Jean-Luc Mélenchon va saisir la Cour européenne des droits de l'Homme après le rejet du Conseil d'Etat, a annoncé vendredi son équipe de campagne. Il accuse les instituts de sondage d'être opaques sur leur façon de redresser les données.
Jean-Luc Mélenchon en meeting en Charentes (Crédit photo : Pierre-Alain Dorange / Flik'r)
Après le recours rejeté par le Conseil d'État mercredi, l'équipe de campagne de Jean-Luc Mélenchon, candidat du Front de gauche à la présidentielle, a annoncé qu'il allait saisir la Cour européenne des droits de l'Homme au sujet de l'opacité des sondages.
En cause, un sondage Harris Interractive / Le Parisien, paru le Le 7 septembre 2011 dans le quotidien francilien, qui place Jean-Luc Mélenchon à 3% des intentions de votes au premier tour, en baisse de 4%, dans le cas où François Hollande serait candidat à l'élection présidentielle.
Plus que les 3%, le candidat du Front de gauche s'agace du manque de transparence des sondeurs. En effet, le député européen a saisi le Conseil d'Etat après avoir demandé les détails de l'enquête d'opinions auprès de la commission nationale des sondages. Jean-Luc Mélenchon considère les données transmises comme incomplètes.
En ligne de mire : le redressement. Point aveugle des sondages, cette technique scientifique permet aux sondeurs de prendre en compte les différents biais des enquêtes d'opinions tels que les hésitations ou encore les votes non assumés et de corriger les résultats. Dans les documents transmis par la Commission nationale des sondages, les critères de ce redressement n'apparaissent pas au grand dam du candidat du Front de gauche.

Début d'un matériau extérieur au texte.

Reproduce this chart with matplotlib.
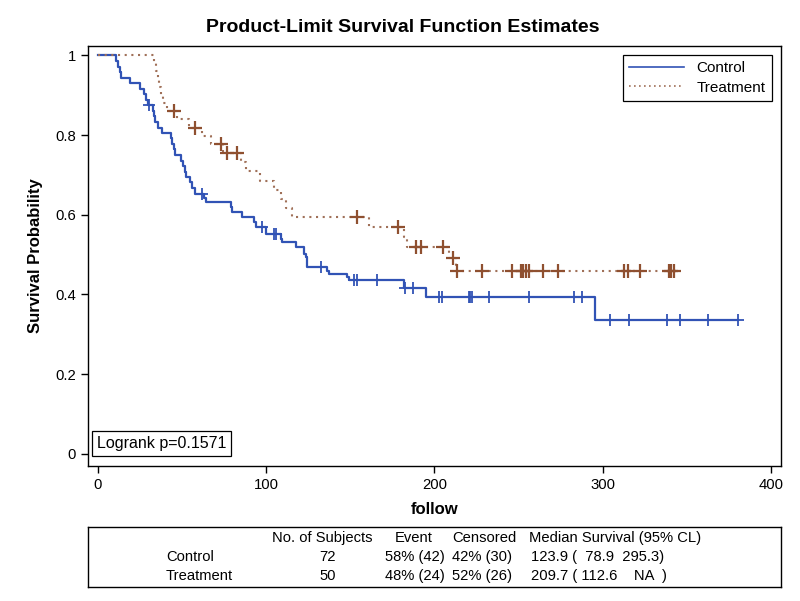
import numpy as np
import matplotlib
matplotlib.use("Agg")
import matplotlib.pyplot as plt

plt.rcParams["font.family"] = ["Liberation Sans", "DejaVu Sans"]

# Kaplan-Meier step data
ctrl_time = [0, 10.8, 12, 13, 14, 19.3, 24.9, 27.3, 28.3, 29.5, 32.7, 33.5, 34.2,
             35.7, 37.8, 43.2, 43.8, 45.1, 46.1, 49.1, 50.7, 51.5, 52.5, 54.5,
             56.1, 58, 63, 64, 79, 80, 85.5, 92.5, 94, 100, 108.6, 109.6, 117.6,
             122.5, 123.5, 124.1, 124.5, 136.4, 137.4, 148.3, 149.3, 182.0, 195,
             295.7]
ctrl_surv = [1.0, 0.986, 0.972, 0.958, 0.944, 0.931, 0.917, 0.903, 0.889, 0.875,
             0.861, 0.847, 0.833, 0.819, 0.806, 0.792, 0.778, 0.764, 0.750, 0.736,
             0.722, 0.708, 0.694, 0.681, 0.667, 0.653, 0.642, 0.631, 0.619, 0.606,
             0.594, 0.581, 0.569, 0.552, 0.539, 0.531, 0.518, 0.502, 0.493, 0.480,
             0.468, 0.460, 0.451, 0.443, 0.435, 0.416, 0.393, 0.336]
ctrl_cens = [30.2, 62, 97.7, 104.6, 106, 132.4, 152.3, 154.3, 165.8, 182.6, 187.6,
             202.9, 204.3, 220.5, 221.5, 222.5, 232.3, 256.4, 283.2, 287.8, 304.6,
             315.9, 338.3, 346.3, 362.6, 380.5]

trt_time = [0, 33.2, 34.5, 35.5, 36.5, 37.5, 38.5, 41, 47.1, 53.9, 62, 67, 74.5,
            84.8, 87.8, 96.5, 104.5, 108.6, 112, 115.6, 161.2, 182, 183.5, 208.8,
            212.8]
trt_surv = [1.0, 0.98, 0.96, 0.94, 0.92, 0.90, 0.88, 0.86, 0.840, 0.819, 0.798,
            0.777, 0.755, 0.732, 0.709, 0.686, 0.663, 0.640, 0.617, 0.594, 0.570,
            0.545, 0.520, 0.491, 0.460]
trt_cens = [45.1, 58, 72.9, 76.5, 82.9, 154.3, 178.7, 189, 192, 204.9, 211.4,
            213.4, 228.3, 246, 251.5, 253, 254.5, 256, 264.4, 273.3, 312.6, 315,
            322.5, 339.5, 341, 342.5]

groups = ["Control", "Treatment"]
n_subj = ["72", "50"]
events = ["58% (42)", "48% (24)"]
censored = ["42% (30)", "52% (26)"]
median = ["123.9 (  78.9  295.3)", "209.7 ( 112.6    NA  )"]
logrank = "Logrank p=0.1571"

BLUE = "#3153b5"
BROWN = "#8f5030"
DOTS = "#a07058"
FS = 10.6


def level_at(times, surv, t):
    idx = np.searchsorted(times, t, side="right") - 1
    return np.asarray(surv)[idx]


def km(ax, times, surv, cens, color, ls, mcolor, lw, ms, mew):
    end = max(cens)
    xs = list(times) + [end]
    ys = list(surv) + [surv[-1]]
    ax.step(xs, ys, where="post", color=color, ls=ls, lw=lw)
    cy = [level_at(times, surv, c) for c in cens]
    ax.plot(cens, cy, ls="none", marker="+", ms=ms, mew=mew, color=mcolor)


fig = plt.figure(figsize=(8, 6.01), dpi=100)
ax = fig.add_axes([0.11, 0.2246, 0.866, 0.699])

km(ax, ctrl_time, ctrl_surv, ctrl_cens, BLUE, "-", BLUE, 1.6, 8.5, 1.3)
km(ax, trt_time, trt_surv, trt_cens, DOTS, (0, (1, 2.2)), BROWN, 1.5, 9.5, 1.6)

ax.set_xlim(-5.9, 406)
ax.set_ylim(-0.031, 1.024)
ax.set_xticks([0, 100, 200, 300, 400])
ax.set_yticks([0, 0.2, 0.4, 0.6, 0.8, 1.0])
ax.set_yticklabels(["0", "0.2", "0.4", "0.6", "0.8", "1"])
ax.tick_params(labelsize=10.7, length=5, width=1)
for s in ax.spines.values():
    s.set_linewidth(1.0)

ax.set_xlabel("follow", fontsize=12, fontweight="bold", labelpad=7)
ax.set_ylabel("Survival Probability", fontsize=12, fontweight="bold", labelpad=9)
fig.text(0.503, 0.955, "Product-Limit Survival Function Estimates",
         ha="center", va="center", fontsize=14, fontweight="bold")

h1, = ax.plot([], [], color=BLUE, lw=1.2)
h2, = ax.plot([], [], color=DOTS, lw=1.2, ls=(0, (1, 2)))
leg = ax.legend([h1, h2], groups, loc="upper right", fontsize=11,
                handlelength=3.6, fancybox=False, framealpha=1,
                edgecolor="black", borderaxespad=0.6, labelspacing=0.35,
                borderpad=0.4)
leg.get_frame().set_linewidth(0.9)

ax.text(0.013, 0.036, logrank, transform=ax.transAxes, fontsize=11.5,
        ha="left", va="bottom",
        bbox=dict(boxstyle="square,pad=0.3", fc="white", ec="black", lw=0.9))

# summary table under the plot
tab = fig.add_axes([0.11, 0.023, 0.866, 0.1])
tab.set_xticks([]); tab.set_yticks([])
for s in tab.spines.values():
    s.set_linewidth(1.0)
tx = lambda px: (px - 88) / 693.0
hy, r1, r2 = 0.82, 0.5, 0.18
tab.text(tx(322), hy, "No. of Subjects", ha="center", va="center", fontsize=FS)
tab.text(tx(414), hy, "Event", ha="center", va="center", fontsize=FS)
tab.text(tx(484), hy, "Censored", ha="center", va="center", fontsize=FS)
tab.text(tx(529), hy, "Median Survival (95% CL)", ha="left", va="center", fontsize=FS)
for y, g, n, e, c, m in zip([r1, r2], groups, n_subj, events, censored, median):
    tab.text(tx(166), y, g, ha="left", va="center", fontsize=FS)
    tab.text(tx(328), y, n, ha="center", va="center", fontsize=FS)
    tab.text(tx(415), y, e, ha="center", va="center", fontsize=FS)
    tab.text(tx(482), y, c, ha="center", va="center", fontsize=FS)
    tab.text(tx(531), y, m, ha="left", va="center", fontsize=FS)

fig.savefig("out.png", dpi=100)
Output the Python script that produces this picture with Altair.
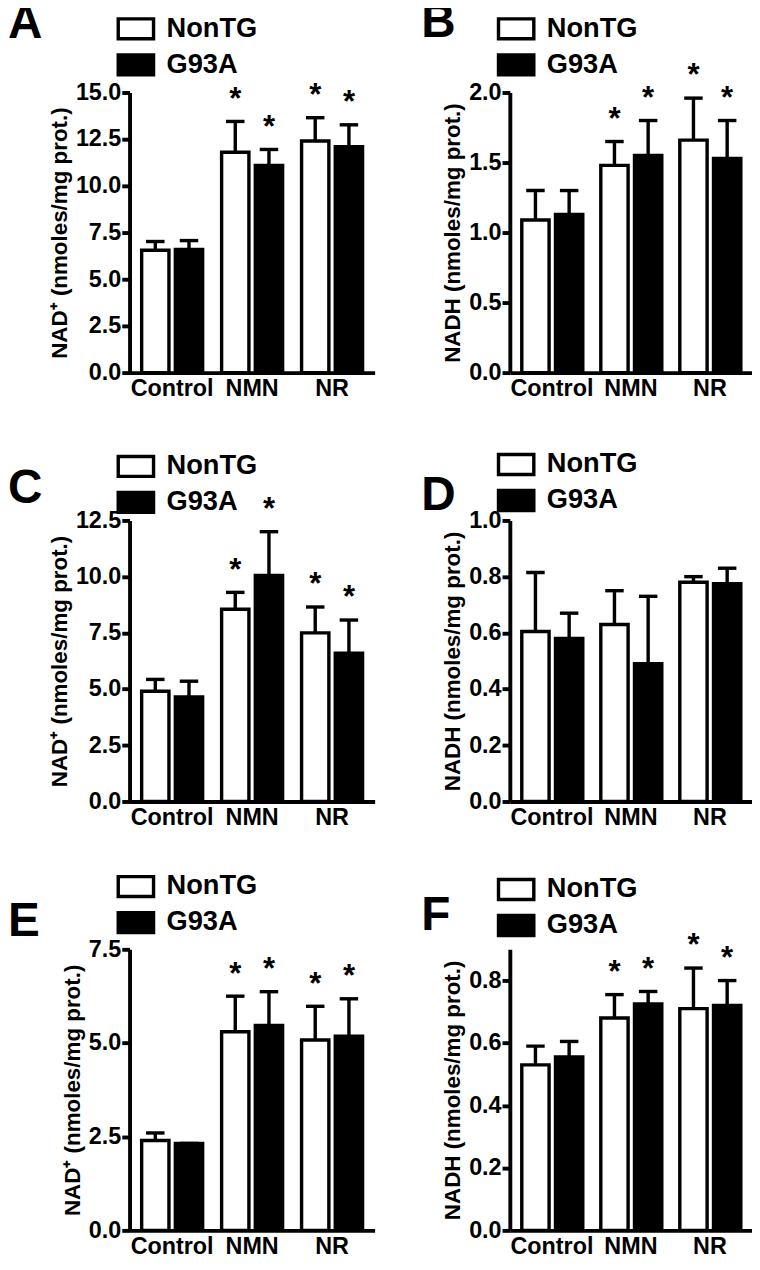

Dans sa décision de rejeter le recours, la plus haute juridiction administrative estime que la commission nationale des sondages a transmis l'ensemble des documents qu'elle avait à sa disposition. Elle rappelle que les données remises par Harris Interractive sont des « des documents administratifs communicables sous réserve des secrets protégés par la loi et notamment du secret des affaires ». Secret des affaires dans lequel entre la méthodologie de redressement utilisée. Rien ne contraint donc Harris Interractive à communiquer les critères utilisés.
Le sondage quotidien de Paris Match / IFOP consacré à la présidentielle 2012 a aussi subi les foudres de Jean-Luc Mélenchon dans un passage de son blog intitulé « Rions un peu ».
Chaque soir à 18 heures, l'hebdomadaire Paris Match met en ligne une enquête d'opinion sur les intentions de vote au premier tour. Les données détaillées sont également disponibles sur le site du journal. A les regarder de plus près, des fluctuations étonnantes se font jour.
Exemple avec les sondages publiés le 30 le 31 janvier. Dans la première enquête, 3% des inactifs hors-retraités soutiennent le candidat du Front de Gauche. Le lendemain, ils sont désormais 7% à lui prêter une intention de vote. « Que s’est-il passé dans la nuit du lundi 30 au mardi 31 janvier ? », s'interroge avec fausse candeur Jean-Luc Mélenchon sur son blog.
Plus flagrant, le 31 janvier 1% des ouvriers disent voter pour le candidat de Front de Gauche. Le 3 février, ils sont 12%. Des aléas qui se ressentent néanmoins peu dans le résultat de l'enquête où Jean-Luc Mélenchon oscille entre 7,5% et 8%. « Si l’on en croit l’IFOP, le score total du Front de Gauche ne varierait quasiment pas, quant bien mêmes les intentions de votes d’une des catégories sociales les plus nombreuses du pays baisseraient ou augmenteraient de plus de 10 points », s'étonne-t-il encore.
Malgré tout, le leader du Front de gauche n'ignore pas ces enquêtes d'opinion. Lors d'une note sur son blog laissé le 4 février 2012, Jean-Luc Mélenchon ironise tout en prêtant attention aux évolutions : « C’est assez fort (la mobilisation dans les meeting, Ndlr) pour que deux instituts de sondages aient pensé en rendre compte en m’attribuant 9 % des intentions de vote. » Quelques jours plus tard, dans un entretien dans le journal Libération du 7 février 2012, il évoque de nouveau le rôle des sondages dans la suite de la campagne: « Maintenant, j'attends le moment où un sondage me mettra à 10 %. A cet instant le signal sera donné, à savoir : “ces gens-là sont crédibles”. »
En septembre 2006, lors des universités d'été de l'UDF, François Bayrou avait déjà abordé l'importance des sondages dans la présence médiatique : « Les minutes de télévision font les sondages, les sondages font les médias qui justifient à leur tour que vous repassiez à la télévision. » Le « Je t'aime moi non plus » devrait continuer au moins jusqu'au premier tour.